-- Begin --
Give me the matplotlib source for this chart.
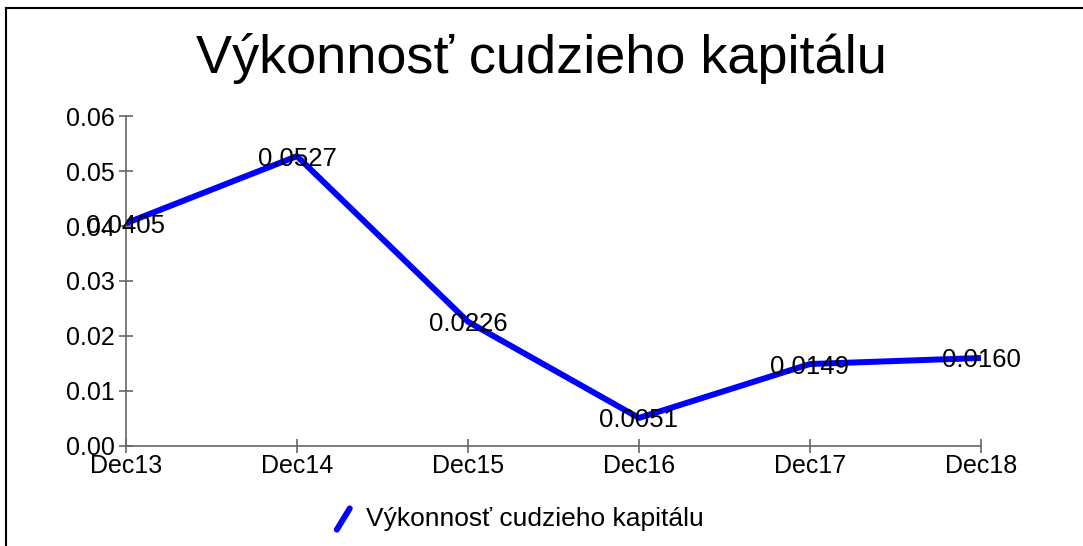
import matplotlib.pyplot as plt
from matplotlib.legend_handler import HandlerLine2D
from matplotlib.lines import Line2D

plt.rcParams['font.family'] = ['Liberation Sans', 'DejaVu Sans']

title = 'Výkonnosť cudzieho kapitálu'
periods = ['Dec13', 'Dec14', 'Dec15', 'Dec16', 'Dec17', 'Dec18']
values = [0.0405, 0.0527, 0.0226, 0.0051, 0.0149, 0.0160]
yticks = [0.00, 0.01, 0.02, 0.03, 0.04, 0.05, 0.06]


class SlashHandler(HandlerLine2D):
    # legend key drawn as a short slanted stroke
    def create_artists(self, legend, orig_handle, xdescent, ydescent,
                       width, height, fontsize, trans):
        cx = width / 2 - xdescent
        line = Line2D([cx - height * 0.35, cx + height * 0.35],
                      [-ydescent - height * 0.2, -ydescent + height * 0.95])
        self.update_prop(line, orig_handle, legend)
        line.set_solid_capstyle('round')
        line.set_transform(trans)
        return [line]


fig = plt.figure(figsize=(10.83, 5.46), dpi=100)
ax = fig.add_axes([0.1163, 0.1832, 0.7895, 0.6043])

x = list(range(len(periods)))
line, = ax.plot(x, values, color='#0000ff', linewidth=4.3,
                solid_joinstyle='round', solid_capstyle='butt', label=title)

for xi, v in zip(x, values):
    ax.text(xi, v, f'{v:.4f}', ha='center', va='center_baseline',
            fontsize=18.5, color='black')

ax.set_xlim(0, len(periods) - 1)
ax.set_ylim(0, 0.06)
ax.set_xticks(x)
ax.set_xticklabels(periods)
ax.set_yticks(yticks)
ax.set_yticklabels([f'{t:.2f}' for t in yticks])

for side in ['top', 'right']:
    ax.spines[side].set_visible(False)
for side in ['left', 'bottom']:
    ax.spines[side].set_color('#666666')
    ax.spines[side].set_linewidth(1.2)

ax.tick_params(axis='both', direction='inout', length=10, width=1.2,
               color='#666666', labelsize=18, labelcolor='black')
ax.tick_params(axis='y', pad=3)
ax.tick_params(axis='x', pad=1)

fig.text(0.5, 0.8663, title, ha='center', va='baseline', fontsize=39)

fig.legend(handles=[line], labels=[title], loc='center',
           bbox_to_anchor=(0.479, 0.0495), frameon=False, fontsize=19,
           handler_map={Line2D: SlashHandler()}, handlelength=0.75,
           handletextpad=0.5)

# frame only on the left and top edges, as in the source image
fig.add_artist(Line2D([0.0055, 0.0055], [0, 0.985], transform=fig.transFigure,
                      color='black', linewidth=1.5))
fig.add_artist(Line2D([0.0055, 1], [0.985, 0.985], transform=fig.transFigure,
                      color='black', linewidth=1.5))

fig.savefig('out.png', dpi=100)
-- End --
-- Begin --
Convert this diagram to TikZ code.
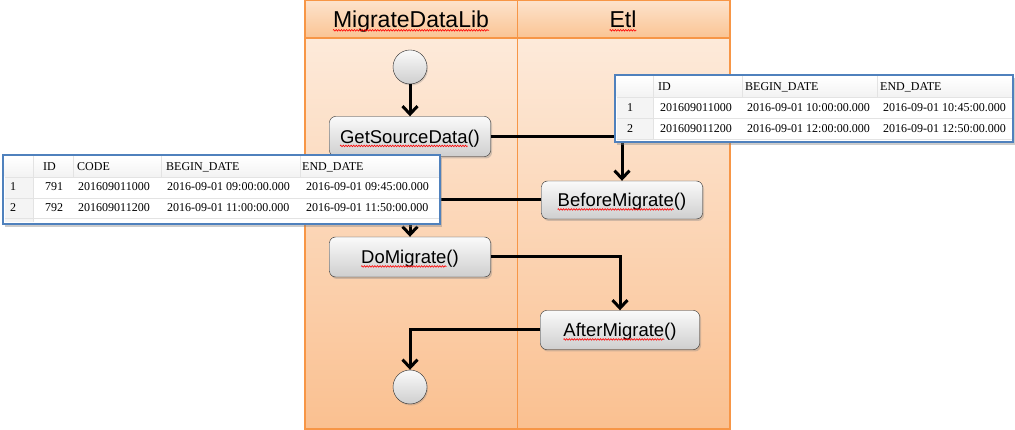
-- End --
* [Given task] Begin at the line that has "Give me the matplotlib source for this chart.", stop after the line that has "t in yticks])", and reproduce every line between them exactly and nothing else. Pictures stay out of the copy.

* [Exercise output]
Give me the matplotlib source for this chart.
import matplotlib.pyplot as plt
from matplotlib.legend_handler import HandlerLine2D
from matplotlib.lines import Line2D

plt.rcParams['font.family'] = ['Liberation Sans', 'DejaVu Sans']

title = 'Výkonnosť cudzieho kapitálu'
periods = ['Dec13', 'Dec14', 'Dec15', 'Dec16', 'Dec17', 'Dec18']
values = [0.0405, 0.0527, 0.0226, 0.0051, 0.0149, 0.0160]
yticks = [0.00, 0.01, 0.02, 0.03, 0.04, 0.05, 0.06]


class SlashHandler(HandlerLine2D):
    # legend key drawn as a short slanted stroke
    def create_artists(self, legend, orig_handle, xdescent, ydescent,
                       width, height, fontsize, trans):
        cx = width / 2 - xdescent
        line = Line2D([cx - height * 0.35, cx + height * 0.35],
                      [-ydescent - height * 0.2, -ydescent + height * 0.95])
        self.update_prop(line, orig_handle, legend)
        line.set_solid_capstyle('round')
        line.set_transform(trans)
        return [line]


fig = plt.figure(figsize=(10.83, 5.46), dpi=100)
ax = fig.add_axes([0.1163, 0.1832, 0.7895, 0.6043])

x = list(range(len(periods)))
line, = ax.plot(x, values, color='#0000ff', linewidth=4.3,
                solid_joinstyle='round', solid_capstyle='butt', label=title)

for xi, v in zip(x, values):
    ax.text(xi, v, f'{v:.4f}', ha='center', va='center_baseline',
            fontsize=18.5, color='black')

ax.set_xlim(0, len(periods) - 1)
ax.set_ylim(0, 0.06)
ax.set_xticks(x)
ax.set_xticklabels(periods)
ax.set_yticks(yticks)
ax.set_yticklabels([f'{t:.2f}' for t in yticks])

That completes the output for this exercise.